> **TASK**:
Restate the data below word for word. Skip any images it contains.

> **PROVIDED DATA**:
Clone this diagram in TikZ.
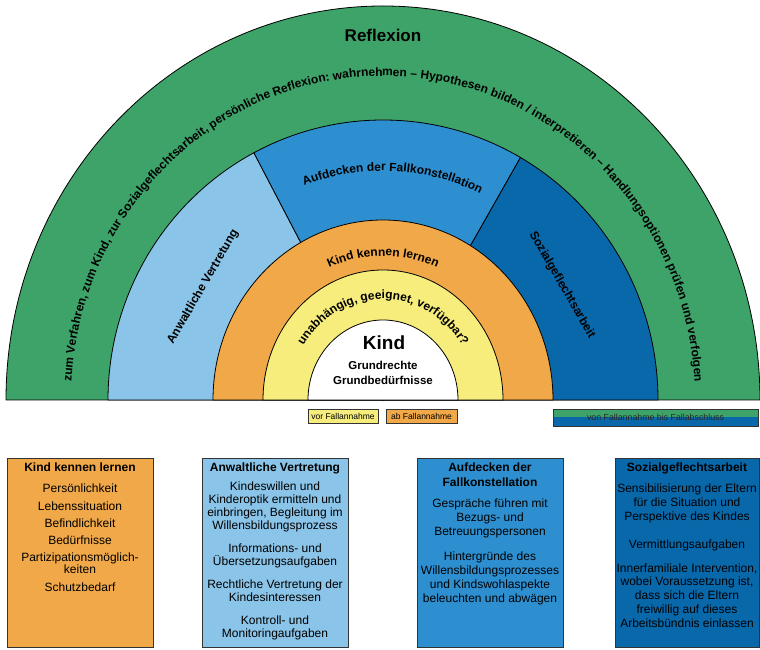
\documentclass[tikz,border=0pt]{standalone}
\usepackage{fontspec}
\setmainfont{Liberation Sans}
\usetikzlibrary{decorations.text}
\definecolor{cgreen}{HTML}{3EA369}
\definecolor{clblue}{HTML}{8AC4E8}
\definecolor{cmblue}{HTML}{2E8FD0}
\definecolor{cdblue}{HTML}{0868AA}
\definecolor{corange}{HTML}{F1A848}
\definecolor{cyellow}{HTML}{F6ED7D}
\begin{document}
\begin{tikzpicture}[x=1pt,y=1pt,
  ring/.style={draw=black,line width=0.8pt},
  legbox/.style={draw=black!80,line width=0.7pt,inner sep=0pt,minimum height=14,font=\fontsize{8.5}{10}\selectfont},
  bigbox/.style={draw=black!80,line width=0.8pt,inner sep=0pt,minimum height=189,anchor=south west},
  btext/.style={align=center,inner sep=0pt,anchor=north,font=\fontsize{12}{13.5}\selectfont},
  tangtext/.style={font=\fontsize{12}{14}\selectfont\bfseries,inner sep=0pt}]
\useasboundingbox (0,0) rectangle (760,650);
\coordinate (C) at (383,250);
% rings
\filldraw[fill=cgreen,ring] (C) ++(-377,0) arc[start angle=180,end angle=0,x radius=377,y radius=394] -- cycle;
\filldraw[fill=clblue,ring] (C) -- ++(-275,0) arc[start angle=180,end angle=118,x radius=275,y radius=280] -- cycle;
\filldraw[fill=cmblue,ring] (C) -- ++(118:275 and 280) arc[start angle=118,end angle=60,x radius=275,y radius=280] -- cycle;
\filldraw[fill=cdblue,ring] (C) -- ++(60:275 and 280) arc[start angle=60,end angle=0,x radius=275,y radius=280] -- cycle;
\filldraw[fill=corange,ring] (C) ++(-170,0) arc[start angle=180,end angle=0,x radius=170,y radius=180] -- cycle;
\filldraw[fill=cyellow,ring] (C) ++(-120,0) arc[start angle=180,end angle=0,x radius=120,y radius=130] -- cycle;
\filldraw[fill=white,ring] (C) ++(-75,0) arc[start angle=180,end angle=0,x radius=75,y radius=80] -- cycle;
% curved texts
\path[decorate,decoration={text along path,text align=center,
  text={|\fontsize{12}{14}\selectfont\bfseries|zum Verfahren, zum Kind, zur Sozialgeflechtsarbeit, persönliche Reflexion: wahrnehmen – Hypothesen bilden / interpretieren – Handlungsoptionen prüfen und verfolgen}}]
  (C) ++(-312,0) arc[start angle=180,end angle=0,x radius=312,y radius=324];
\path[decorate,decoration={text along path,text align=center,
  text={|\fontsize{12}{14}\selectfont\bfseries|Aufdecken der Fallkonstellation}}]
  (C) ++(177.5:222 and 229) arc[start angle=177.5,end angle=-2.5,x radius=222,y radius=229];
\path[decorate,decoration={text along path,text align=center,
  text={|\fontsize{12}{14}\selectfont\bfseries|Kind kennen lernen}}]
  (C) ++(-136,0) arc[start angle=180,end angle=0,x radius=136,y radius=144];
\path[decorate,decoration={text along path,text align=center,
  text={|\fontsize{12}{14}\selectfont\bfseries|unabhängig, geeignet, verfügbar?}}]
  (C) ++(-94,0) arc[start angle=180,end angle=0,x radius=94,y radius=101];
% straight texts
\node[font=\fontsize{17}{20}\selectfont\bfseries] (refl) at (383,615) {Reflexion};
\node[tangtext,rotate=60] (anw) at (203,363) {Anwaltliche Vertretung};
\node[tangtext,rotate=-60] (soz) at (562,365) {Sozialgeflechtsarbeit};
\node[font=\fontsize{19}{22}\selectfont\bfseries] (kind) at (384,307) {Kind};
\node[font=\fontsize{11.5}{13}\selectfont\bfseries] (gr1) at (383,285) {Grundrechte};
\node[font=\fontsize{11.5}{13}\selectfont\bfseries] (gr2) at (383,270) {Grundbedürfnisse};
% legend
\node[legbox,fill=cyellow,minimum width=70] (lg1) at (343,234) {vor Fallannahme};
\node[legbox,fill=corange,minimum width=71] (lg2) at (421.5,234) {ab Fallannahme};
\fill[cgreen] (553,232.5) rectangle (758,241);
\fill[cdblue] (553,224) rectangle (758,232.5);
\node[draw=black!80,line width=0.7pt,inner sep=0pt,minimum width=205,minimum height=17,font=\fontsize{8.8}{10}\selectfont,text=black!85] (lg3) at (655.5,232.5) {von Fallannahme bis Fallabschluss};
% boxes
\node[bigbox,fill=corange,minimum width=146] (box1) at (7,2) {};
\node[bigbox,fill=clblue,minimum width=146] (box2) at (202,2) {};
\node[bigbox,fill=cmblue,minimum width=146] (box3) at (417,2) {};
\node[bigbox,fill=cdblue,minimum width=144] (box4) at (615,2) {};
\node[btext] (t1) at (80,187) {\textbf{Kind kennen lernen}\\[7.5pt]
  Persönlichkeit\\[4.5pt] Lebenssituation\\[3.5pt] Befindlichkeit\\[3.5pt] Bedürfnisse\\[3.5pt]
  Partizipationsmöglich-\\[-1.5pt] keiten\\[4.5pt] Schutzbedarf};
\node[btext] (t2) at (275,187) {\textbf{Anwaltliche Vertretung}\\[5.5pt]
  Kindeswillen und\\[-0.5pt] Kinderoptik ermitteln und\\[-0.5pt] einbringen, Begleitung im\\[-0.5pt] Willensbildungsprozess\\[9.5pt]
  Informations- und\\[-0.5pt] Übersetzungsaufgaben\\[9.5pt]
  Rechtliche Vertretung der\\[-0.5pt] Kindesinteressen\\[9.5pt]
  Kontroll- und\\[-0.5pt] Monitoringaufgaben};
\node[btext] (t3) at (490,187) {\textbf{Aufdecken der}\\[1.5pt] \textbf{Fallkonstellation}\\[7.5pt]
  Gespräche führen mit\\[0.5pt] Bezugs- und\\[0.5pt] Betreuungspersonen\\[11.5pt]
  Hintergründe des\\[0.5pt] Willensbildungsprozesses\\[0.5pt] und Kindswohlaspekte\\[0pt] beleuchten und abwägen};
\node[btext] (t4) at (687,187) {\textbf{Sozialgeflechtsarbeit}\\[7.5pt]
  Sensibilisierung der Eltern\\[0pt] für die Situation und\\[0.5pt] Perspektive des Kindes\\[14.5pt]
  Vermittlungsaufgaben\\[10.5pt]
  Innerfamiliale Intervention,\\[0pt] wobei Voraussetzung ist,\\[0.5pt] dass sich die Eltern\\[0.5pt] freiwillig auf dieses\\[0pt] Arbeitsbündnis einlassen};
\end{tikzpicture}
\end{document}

> **FINAL ANSWER**:
Clone this diagram in TikZ.
\documentclass[tikz,border=0pt]{standalone}
\usepackage{fontspec}
\setmainfont{Liberation Sans}
\usetikzlibrary{decorations.text}
\definecolor{cgreen}{HTML}{3EA369}
\definecolor{clblue}{HTML}{8AC4E8}
\definecolor{cmblue}{HTML}{2E8FD0}
\definecolor{cdblue}{HTML}{0868AA}
\definecolor{corange}{HTML}{F1A848}
\definecolor{cyellow}{HTML}{F6ED7D}
\begin{document}
\begin{tikzpicture}[x=1pt,y=1pt,
  ring/.style={draw=black,line width=0.8pt},
  legbox/.style={draw=black!80,line width=0.7pt,inner sep=0pt,minimum height=14,font=\fontsize{8.5}{10}\selectfont},
  bigbox/.style={draw=black!80,line width=0.8pt,inner sep=0pt,minimum height=189,anchor=south west},
  btext/.style={align=center,inner sep=0pt,anchor=north,font=\fontsize{12}{13.5}\selectfont},
  tangtext/.style={font=\fontsize{12}{14}\selectfont\bfseries,inner sep=0pt}]
\useasboundingbox (0,0) rectangle (760,650);
\coordinate (C) at (383,250);
% rings
\filldraw[fill=cgreen,ring] (C) ++(-377,0) arc[start angle=180,end angle=0,x radius=377,y radius=394] -- cycle;
\filldraw[fill=clblue,ring] (C) -- ++(-275,0) arc[start angle=180,end angle=118,x radius=275,y radius=280] -- cycle;
\filldraw[fill=cmblue,ring] (C) -- ++(118:275 and 280) arc[start angle=118,end angle=60,x radius=275,y radius=280] -- cycle;
\filldraw[fill=cdblue,ring] (C) -- ++(60:275 and 280) arc[start angle=60,end angle=0,x radius=275,y radius=280] -- cycle;
\filldraw[fill=corange,ring] (C) ++(-170,0) arc[start angle=180,end angle=0,x radius=170,y radius=180] -- cycle;
\filldraw[fill=cyellow,ring] (C) ++(-120,0) arc[start angle=180,end angle=0,x radius=120,y radius=130] -- cycle;
\filldraw[fill=white,ring] (C) ++(-75,0) arc[start angle=180,end angle=0,x radius=75,y radius=80] -- cycle;
% curved texts
\path[decorate,decoration={text along path,text align=center,
  text={|\fontsize{12}{14}\selectfont\bfseries|zum Verfahren, zum Kind, zur Sozialgeflechtsarbeit, persönliche Reflexion: wahrnehmen – Hypothesen bilden / interpretieren – Handlungsoptionen prüfen und verfolgen}}]
  (C) ++(-312,0) arc[start angle=180,end angle=0,x radius=312,y radius=324];
\path[decorate,decoration={text along path,text align=center,
  text={|\fontsize{12}{14}\selectfont\bfseries|Aufdecken der Fallkonstellation}}]
  (C) ++(177.5:222 and 229) arc[start angle=177.5,end angle=-2.5,x radius=222,y radius=229];
\path[decorate,decoration={text along path,text align=center,
  text={|\fontsize{12}{14}\selectfont\bfseries|Kind kennen lernen}}]
  (C) ++(-136,0) arc[start angle=180,end angle=0,x radius=136,y radius=144];
\path[decorate,decoration={text along path,text align=center,
  text={|\fontsize{12}{14}\selectfont\bfseries|unabhängig, geeignet, verfügbar?}}]
  (C) ++(-94,0) arc[start angle=180,end angle=0,x radius=94,y radius=101];
% straight texts
\node[font=\fontsize{17}{20}\selectfont\bfseries] (refl) at (383,615) {Reflexion};
\node[tangtext,rotate=60] (anw) at (203,363) {Anwaltliche Vertretung};
\node[tangtext,rotate=-60] (soz) at (562,365) {Sozialgeflechtsarbeit};
\node[font=\fontsize{19}{22}\selectfont\bfseries] (kind) at (384,307) {Kind};
\node[font=\fontsize{11.5}{13}\selectfont\bfseries] (gr1) at (383,285) {Grundrechte};
\node[font=\fontsize{11.5}{13}\selectfont\bfseries] (gr2) at (383,270) {Grundbedürfnisse};
% legend
\node[legbox,fill=cyellow,minimum width=70] (lg1) at (343,234) {vor Fallannahme};
\node[legbox,fill=corange,minimum width=71] (lg2) at (421.5,234) {ab Fallannahme};
\fill[cgreen] (553,232.5) rectangle (758,241);
\fill[cdblue] (553,224) rectangle (758,232.5);
\node[draw=black!80,line width=0.7pt,inner sep=0pt,minimum width=205,minimum height=17,font=\fontsize{8.8}{10}\selectfont,text=black!85] (lg3) at (655.5,232.5) {von Fallannahme bis Fallabschluss};
% boxes
\node[bigbox,fill=corange,minimum width=146] (box1) at (7,2) {};
\node[bigbox,fill=clblue,minimum width=146] (box2) at (202,2) {};
\node[bigbox,fill=cmblue,minimum width=146] (box3) at (417,2) {};
\node[bigbox,fill=cdblue,minimum width=144] (box4) at (615,2) {};
\node[btext] (t1) at (80,187) {\textbf{Kind kennen lernen}\\[7.5pt]
  Persönlichkeit\\[4.5pt] Lebenssituation\\[3.5pt] Befindlichkeit\\[3.5pt] Bedürfnisse\\[3.5pt]
  Partizipationsmöglich-\\[-1.5pt] keiten\\[4.5pt] Schutzbedarf};
\node[btext] (t2) at (275,187) {\textbf{Anwaltliche Vertretung}\\[5.5pt]
  Kindeswillen und\\[-0.5pt] Kinderoptik ermitteln und\\[-0.5pt] einbringen, Begleitung im\\[-0.5pt] Willensbildungsprozess\\[9.5pt]
  Informations- und\\[-0.5pt] Übersetzungsaufgaben\\[9.5pt]
  Rechtliche Vertretung der\\[-0.5pt] Kindesinteressen\\[9.5pt]
  Kontroll- und\\[-0.5pt] Monitoringaufgaben};
\node[btext] (t3) at (490,187) {\textbf{Aufdecken der}\\[1.5pt] \textbf{Fallkonstellation}\\[7.5pt]
  Gespräche führen mit\\[0.5pt] Bezugs- und\\[0.5pt] Betreuungspersonen\\[11.5pt]
  Hintergründe des\\[0.5pt] Willensbildungsprozesses\\[0.5pt] und Kindswohlaspekte\\[0pt] beleuchten und abwägen};
\node[btext] (t4) at (687,187) {\textbf{Sozialgeflechtsarbeit}\\[7.5pt]
  Sensibilisierung der Eltern\\[0pt] für die Situation und\\[0.5pt] Perspektive des Kindes\\[14.5pt]
  Vermittlungsaufgaben\\[10.5pt]
  Innerfamiliale Intervention,\\[0pt] wobei Voraussetzung ist,\\[0.5pt] dass sich die Eltern\\[0.5pt] freiwillig auf dieses\\[0pt] Arbeitsbündnis einlassen};
\end{tikzpicture}
\end{document}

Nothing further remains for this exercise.